How Israeli hostages in Gaza wound up on display outside an Academy Awards afterparty

On the red carpet at the Academy Awards on March 10, 2024. Photo via JTA.

by Philissa Cramer

(JTA) — Attendees at the Academy Awards on Sunday night could see some of the most searing footage of the last year when a video featuring Israelis held hostage by Hamas is screened on a building adjacent to one of the award show’s glitziest afterparties.

The display planned outside the Vanity Fair party is part of an ongoing international advocacy effort to call attention to the roughly 134 people taken hostage when Hamas attacked Israel on Oct. 7 who remain in captivity in Gaza.

It follows previous efforts to draw attention to the hostage crisis at the Golden Globes and Grammy Awards earlier this year — as well as pro-Palestinian displays at the award shows that are expected to continue during the Oscars, with some attendees wearing red pins to show their support for a ceasefire in the Israel-Hamas war.

Matti Leshem and Lynn Harris, married filmmakers who live in Los Angeles and have been involved in advocacy around the hostage crisis since soon after the attack, produced the project that will air outside the Oscars, according to a press release.

“On the evening of the Academy Awards, as the entire world turns its eyes to Hollywood, the entertainment industry has a responsibility to speak out on behalf of the 144 people – men, women, and children – who are being held captive in horrific conditions by Hamas,” Leshem said in a statement. “This display will remind our colleagues in the entertainment industry about this tragedy, and encourage them to demand that Hamas release the hostages now.”

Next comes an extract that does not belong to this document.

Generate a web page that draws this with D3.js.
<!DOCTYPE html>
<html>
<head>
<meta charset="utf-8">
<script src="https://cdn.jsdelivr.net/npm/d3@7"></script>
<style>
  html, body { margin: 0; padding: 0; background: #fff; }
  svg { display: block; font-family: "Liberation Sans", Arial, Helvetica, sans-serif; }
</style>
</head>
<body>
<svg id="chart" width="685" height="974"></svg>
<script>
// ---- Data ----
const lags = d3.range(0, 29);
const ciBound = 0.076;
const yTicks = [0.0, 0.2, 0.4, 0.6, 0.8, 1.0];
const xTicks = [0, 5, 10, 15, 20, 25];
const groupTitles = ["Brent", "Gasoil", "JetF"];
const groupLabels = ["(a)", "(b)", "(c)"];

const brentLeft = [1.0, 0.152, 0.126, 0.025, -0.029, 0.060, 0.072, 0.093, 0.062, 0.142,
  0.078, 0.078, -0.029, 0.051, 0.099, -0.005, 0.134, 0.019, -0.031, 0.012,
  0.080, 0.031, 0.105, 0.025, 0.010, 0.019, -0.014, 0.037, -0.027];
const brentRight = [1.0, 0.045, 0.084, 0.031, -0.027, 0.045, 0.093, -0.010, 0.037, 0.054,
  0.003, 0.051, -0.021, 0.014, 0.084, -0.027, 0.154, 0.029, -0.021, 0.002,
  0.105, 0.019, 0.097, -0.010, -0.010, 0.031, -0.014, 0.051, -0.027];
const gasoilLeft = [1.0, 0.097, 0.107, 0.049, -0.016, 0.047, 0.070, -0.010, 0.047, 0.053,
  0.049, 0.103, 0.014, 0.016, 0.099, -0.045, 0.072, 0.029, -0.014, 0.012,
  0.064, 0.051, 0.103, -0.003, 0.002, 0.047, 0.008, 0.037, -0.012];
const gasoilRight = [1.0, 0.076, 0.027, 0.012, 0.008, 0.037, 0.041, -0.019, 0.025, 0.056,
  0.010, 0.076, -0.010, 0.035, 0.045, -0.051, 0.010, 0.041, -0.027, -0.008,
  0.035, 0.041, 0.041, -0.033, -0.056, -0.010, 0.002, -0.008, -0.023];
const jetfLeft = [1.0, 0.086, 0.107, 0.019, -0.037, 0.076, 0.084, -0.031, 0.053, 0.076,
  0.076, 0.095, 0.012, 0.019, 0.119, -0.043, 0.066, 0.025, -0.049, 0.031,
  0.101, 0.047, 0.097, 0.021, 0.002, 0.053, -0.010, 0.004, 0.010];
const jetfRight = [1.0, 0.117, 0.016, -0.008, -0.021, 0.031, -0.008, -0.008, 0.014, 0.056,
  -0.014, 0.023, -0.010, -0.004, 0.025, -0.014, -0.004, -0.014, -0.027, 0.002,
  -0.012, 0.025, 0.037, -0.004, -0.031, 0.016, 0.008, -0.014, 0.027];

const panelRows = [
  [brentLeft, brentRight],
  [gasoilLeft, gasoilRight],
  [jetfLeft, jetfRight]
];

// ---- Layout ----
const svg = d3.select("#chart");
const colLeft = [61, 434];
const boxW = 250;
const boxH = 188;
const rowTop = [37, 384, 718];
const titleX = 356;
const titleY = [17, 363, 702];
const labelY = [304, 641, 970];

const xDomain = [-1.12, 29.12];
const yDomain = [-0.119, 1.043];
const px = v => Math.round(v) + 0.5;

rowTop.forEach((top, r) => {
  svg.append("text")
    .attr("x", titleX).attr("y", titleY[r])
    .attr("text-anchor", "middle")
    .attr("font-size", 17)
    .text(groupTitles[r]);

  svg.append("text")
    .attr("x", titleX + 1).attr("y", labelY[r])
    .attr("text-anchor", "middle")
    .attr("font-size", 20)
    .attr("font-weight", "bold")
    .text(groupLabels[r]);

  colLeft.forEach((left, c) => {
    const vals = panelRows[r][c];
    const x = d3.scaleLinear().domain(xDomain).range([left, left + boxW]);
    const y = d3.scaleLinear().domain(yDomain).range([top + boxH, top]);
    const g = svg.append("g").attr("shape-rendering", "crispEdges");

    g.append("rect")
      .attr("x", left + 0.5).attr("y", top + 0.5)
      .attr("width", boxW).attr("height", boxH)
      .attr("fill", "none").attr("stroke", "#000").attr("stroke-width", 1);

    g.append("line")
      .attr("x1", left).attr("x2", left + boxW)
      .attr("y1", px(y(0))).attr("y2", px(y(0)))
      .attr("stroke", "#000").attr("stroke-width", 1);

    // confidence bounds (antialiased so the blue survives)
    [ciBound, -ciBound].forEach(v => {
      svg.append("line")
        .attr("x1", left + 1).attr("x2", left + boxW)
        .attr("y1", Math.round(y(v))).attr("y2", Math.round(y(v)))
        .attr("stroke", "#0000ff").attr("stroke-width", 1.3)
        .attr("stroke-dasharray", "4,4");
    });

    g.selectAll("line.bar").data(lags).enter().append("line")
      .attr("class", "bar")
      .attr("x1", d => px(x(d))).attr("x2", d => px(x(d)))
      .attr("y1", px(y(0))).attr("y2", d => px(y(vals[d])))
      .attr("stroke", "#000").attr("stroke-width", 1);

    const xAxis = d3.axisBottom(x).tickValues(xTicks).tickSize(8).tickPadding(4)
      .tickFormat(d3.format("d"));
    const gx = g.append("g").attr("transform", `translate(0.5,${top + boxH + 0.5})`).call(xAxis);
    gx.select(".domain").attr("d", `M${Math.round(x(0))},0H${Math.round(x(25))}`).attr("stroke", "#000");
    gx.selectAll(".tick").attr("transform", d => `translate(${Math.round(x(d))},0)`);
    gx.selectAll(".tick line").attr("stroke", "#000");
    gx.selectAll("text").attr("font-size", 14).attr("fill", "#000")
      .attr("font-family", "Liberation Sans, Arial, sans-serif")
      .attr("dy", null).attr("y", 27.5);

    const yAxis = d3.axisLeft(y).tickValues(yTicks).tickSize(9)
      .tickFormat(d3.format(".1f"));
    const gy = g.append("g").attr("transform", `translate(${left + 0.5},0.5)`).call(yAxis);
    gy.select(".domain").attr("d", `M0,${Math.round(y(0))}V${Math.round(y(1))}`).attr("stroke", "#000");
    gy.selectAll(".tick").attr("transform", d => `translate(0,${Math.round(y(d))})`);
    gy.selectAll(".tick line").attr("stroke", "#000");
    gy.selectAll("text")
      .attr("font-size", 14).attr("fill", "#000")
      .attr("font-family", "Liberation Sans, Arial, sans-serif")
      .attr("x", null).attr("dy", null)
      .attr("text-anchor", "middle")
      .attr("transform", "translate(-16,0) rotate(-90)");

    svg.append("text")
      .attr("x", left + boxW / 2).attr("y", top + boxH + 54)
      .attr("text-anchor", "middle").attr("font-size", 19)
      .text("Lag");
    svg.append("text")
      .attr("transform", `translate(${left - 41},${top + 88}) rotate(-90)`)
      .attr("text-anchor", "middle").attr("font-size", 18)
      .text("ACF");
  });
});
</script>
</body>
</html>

The display is also thanks to an emergency decision by the Beverly Hills City Council, which oversees permits in the independent enclave within Los Angeles where the Vanity Fair party is taking place. The council held a special meeting last week to consider a request for what organizers said would be a “Wall of Awareness,” then unanimously approved the application.

According to a report in a local newspaper, Beverly Hills officials had originally rejected the application, which was filed just five days before the awards show — short of the required notice period for a permit in the city. But the Hostage and Missing Families Forum, the organization that formed to advocate for the hostages, persuaded the council to vote by arguing it had not filed earlier amid hopes that Israel and Hamas would reach a deal that would result in the release of more hostages. More than 100 people were released during a 10-day ceasefire in November, but negotiations toward a second deal have not resulted in one this month.

“I don’t think you can find a single one of us sitting up here who is not in strong support of Israel and supporting the release of the hostages,” councilwoman Sharona Nazarian, who is Jewish, said at the meeting, according to the local news account.

At the same meeting, the city council voted to reinstate a display of Israeli flags symbolizing the roughly 1,200 people murdered on Oct. 7. The reinstatement, which will cost $150,000, comes after an initial display was removed.

The local police chief warned during the meeting that the flag display could become a “potential target,” saying that the previous version was the site of protests and disturbances and warning that the police department would be unable to guard the new display during the awards ceremony.

“If we put the flags back up it is going to be a security concern,” Beverly Hills Police Chief Mark Stainbrook said, according to the local news account. About the previous display, he said, “We had hate crime, vandalism, assault, disturbances, mental illness and obviously it was the center of some protests.”

Beverly Hills, which is home to large Jewish and Israeli populations, was the site of an alleged antisemitic assault in December that came with the community on edge amid the tensions surrounding the Israel-Hamas war.

The use of the building on which the hostage footage will be projected outside the Vanity Fair Oscars party was donated by its owner, an entrepreneur named Shawn Far who has gained attention in the past for placing provocative billboards on a building he owned in a different part of Los Angeles. The owners of the INVNT marketing agency donated the costs of producing and projecting the display.